* **TASK OBJECTIVE**
Pictures are not part of the copy. Retype the lines from the first one through the line that contains "-6, -1.8, 3.1];".

* **MATERIAL**
☆ ☆ ☆ ☆ ☆

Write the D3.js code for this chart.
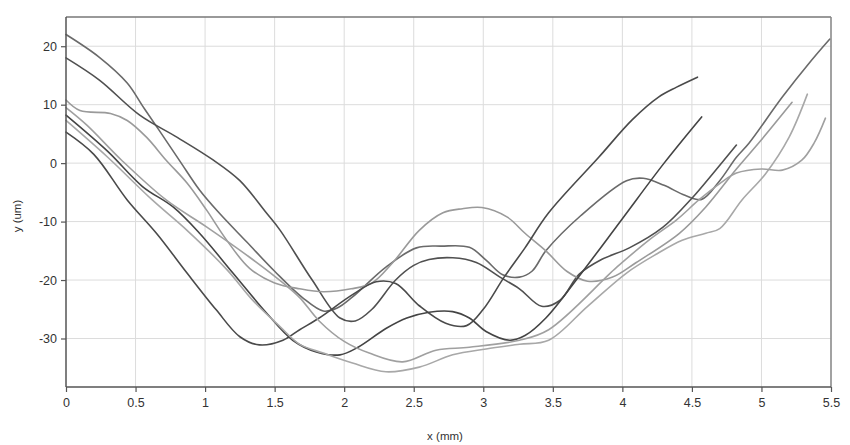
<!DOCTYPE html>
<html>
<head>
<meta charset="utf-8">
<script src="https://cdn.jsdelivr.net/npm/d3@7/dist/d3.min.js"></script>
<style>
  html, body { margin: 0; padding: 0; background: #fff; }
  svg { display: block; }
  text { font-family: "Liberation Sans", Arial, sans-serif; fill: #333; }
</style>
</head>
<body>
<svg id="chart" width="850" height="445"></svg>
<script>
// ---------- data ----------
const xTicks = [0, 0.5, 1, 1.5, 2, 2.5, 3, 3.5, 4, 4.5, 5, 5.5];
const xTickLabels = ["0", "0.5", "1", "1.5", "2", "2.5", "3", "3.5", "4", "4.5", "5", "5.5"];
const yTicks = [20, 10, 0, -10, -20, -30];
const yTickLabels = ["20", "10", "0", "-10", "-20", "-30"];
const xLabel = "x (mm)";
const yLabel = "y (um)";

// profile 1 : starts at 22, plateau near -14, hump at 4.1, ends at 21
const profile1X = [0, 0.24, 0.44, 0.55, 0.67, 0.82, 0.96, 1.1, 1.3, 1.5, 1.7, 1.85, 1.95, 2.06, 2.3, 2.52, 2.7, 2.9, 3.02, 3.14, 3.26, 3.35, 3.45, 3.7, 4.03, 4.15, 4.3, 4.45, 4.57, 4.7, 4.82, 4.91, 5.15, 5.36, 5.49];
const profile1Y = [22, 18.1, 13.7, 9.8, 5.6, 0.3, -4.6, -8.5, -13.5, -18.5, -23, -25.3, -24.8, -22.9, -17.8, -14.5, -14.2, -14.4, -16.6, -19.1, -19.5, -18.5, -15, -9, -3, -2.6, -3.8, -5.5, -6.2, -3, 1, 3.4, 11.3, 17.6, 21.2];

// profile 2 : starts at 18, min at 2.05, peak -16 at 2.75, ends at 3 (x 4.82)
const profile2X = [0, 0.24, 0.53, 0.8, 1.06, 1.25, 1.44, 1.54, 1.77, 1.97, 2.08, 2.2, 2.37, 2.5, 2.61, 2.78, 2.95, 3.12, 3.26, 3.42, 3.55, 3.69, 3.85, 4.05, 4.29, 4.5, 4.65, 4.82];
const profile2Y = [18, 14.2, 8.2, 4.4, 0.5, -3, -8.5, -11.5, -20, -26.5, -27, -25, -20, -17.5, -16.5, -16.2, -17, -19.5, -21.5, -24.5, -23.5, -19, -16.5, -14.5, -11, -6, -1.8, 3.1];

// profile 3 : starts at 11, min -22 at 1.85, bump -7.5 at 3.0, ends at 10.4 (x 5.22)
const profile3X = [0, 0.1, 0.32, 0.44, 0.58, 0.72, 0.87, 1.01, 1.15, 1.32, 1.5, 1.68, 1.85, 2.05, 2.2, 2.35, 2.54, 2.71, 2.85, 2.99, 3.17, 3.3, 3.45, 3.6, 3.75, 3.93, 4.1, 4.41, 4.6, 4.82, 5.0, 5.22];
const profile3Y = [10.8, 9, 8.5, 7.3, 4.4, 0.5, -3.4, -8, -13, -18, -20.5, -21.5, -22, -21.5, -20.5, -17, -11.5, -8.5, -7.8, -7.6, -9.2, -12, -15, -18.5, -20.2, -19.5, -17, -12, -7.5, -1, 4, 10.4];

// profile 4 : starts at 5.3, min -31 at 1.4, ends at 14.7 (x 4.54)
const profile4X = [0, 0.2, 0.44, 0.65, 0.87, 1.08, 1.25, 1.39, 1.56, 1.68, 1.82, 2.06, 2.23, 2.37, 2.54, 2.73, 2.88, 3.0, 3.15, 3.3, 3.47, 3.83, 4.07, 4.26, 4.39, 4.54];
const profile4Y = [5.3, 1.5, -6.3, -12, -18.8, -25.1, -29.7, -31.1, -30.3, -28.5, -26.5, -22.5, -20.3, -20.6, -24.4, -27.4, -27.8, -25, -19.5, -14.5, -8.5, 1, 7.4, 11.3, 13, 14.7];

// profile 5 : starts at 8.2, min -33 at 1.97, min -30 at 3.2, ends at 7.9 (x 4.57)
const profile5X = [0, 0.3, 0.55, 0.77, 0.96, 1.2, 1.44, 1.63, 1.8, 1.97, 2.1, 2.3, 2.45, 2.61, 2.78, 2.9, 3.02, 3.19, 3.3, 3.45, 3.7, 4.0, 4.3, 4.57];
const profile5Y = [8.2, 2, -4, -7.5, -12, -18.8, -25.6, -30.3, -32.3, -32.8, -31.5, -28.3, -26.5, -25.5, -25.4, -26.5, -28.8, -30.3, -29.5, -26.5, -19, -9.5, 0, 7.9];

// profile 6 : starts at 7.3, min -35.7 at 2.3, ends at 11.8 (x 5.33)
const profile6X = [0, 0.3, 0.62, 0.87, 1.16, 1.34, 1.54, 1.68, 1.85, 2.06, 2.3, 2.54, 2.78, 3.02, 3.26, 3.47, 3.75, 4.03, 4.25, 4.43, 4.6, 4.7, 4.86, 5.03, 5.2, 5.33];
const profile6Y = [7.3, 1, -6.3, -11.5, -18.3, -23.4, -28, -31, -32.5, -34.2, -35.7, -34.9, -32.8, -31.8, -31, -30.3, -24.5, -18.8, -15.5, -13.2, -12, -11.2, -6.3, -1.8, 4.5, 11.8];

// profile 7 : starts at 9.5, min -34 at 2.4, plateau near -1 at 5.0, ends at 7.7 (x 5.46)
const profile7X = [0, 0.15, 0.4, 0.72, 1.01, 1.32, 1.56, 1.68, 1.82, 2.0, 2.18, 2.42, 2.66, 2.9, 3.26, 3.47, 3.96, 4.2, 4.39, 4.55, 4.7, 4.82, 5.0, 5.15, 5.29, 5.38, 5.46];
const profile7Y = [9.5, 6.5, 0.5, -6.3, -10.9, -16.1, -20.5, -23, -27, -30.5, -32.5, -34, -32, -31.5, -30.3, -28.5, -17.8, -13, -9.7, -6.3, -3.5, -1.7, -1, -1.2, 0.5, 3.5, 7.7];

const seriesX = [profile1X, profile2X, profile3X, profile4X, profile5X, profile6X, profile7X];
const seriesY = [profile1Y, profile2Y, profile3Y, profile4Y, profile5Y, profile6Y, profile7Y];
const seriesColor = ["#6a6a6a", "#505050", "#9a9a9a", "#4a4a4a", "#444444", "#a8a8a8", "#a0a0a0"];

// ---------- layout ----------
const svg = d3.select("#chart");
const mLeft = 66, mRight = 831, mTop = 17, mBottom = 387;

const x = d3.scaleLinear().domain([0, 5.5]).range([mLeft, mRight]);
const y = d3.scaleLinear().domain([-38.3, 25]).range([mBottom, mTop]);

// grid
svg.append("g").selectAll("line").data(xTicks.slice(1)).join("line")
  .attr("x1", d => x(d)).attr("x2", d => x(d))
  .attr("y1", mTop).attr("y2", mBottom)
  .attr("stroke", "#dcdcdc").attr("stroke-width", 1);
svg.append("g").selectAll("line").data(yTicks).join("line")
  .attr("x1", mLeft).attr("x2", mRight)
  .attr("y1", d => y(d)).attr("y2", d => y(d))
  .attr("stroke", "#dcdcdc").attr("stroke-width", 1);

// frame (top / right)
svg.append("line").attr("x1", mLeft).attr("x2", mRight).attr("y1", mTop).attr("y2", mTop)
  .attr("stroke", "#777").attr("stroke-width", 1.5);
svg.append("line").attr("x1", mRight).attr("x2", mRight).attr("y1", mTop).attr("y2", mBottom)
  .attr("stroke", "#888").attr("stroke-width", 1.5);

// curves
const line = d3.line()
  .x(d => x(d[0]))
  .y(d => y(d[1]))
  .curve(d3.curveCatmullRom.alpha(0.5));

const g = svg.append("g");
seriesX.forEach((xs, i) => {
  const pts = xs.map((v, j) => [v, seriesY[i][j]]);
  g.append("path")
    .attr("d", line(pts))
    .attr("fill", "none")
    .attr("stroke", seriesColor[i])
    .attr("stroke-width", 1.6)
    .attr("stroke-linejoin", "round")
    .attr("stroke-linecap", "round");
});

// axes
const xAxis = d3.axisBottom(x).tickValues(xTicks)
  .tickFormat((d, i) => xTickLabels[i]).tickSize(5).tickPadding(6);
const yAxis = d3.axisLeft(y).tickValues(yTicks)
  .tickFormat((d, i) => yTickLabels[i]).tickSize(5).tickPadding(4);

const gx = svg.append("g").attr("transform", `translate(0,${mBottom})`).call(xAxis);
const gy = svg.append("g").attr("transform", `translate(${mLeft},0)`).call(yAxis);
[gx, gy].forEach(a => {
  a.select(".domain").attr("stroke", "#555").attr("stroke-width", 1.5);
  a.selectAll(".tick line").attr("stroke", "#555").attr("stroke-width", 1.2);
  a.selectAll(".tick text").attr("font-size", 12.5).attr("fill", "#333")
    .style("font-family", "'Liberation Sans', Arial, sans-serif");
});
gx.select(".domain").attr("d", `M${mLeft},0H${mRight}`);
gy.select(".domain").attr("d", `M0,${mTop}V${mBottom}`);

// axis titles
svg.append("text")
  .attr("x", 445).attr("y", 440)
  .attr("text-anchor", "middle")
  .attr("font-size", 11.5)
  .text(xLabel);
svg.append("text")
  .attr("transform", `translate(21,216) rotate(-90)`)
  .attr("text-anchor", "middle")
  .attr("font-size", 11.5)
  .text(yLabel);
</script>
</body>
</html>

☆ ☆ ☆ ☆ ☆

* **EXERCISE ANSWER**
Write the D3.js code for this chart.
<!DOCTYPE html>
<html>
<head>
<meta charset="utf-8">
<script src="https://cdn.jsdelivr.net/npm/d3@7/dist/d3.min.js"></script>
<style>
  html, body { margin: 0; padding: 0; background: #fff; }
  svg { display: block; }
  text { font-family: "Liberation Sans", Arial, sans-serif; fill: #333; }
</style>
</head>
<body>
<svg id="chart" width="850" height="445"></svg>
<script>
// ---------- data ----------
const xTicks = [0, 0.5, 1, 1.5, 2, 2.5, 3, 3.5, 4, 4.5, 5, 5.5];
const xTickLabels = ["0", "0.5", "1", "1.5", "2", "2.5", "3", "3.5", "4", "4.5", "5", "5.5"];
const yTicks = [20, 10, 0, -10, -20, -30];
const yTickLabels = ["20", "10", "0", "-10", "-20", "-30"];
const xLabel = "x (mm)";
const yLabel = "y (um)";

// profile 1 : starts at 22, plateau near -14, hump at 4.1, ends at 21
const profile1X = [0, 0.24, 0.44, 0.55, 0.67, 0.82, 0.96, 1.1, 1.3, 1.5, 1.7, 1.85, 1.95, 2.06, 2.3, 2.52, 2.7, 2.9, 3.02, 3.14, 3.26, 3.35, 3.45, 3.7, 4.03, 4.15, 4.3, 4.45, 4.57, 4.7, 4.82, 4.91, 5.15, 5.36, 5.49];
const profile1Y = [22, 18.1, 13.7, 9.8, 5.6, 0.3, -4.6, -8.5, -13.5, -18.5, -23, -25.3, -24.8, -22.9, -17.8, -14.5, -14.2, -14.4, -16.6, -19.1, -19.5, -18.5, -15, -9, -3, -2.6, -3.8, -5.5, -6.2, -3, 1, 3.4, 11.3, 17.6, 21.2];

// profile 2 : starts at 18, min at 2.05, peak -16 at 2.75, ends at 3 (x 4.82)
const profile2X = [0, 0.24, 0.53, 0.8, 1.06, 1.25, 1.44, 1.54, 1.77, 1.97, 2.08, 2.2, 2.37, 2.5, 2.61, 2.78, 2.95, 3.12, 3.26, 3.42, 3.55, 3.69, 3.85, 4.05, 4.29, 4.5, 4.65, 4.82];
const profile2Y = [18, 14.2, 8.2, 4.4, 0.5, -3, -8.5, -11.5, -20, -26.5, -27, -25, -20, -17.5, -16.5, -16.2, -17, -19.5, -21.5, -24.5, -23.5, -19, -16.5, -14.5, -11, -6, -1.8, 3.1];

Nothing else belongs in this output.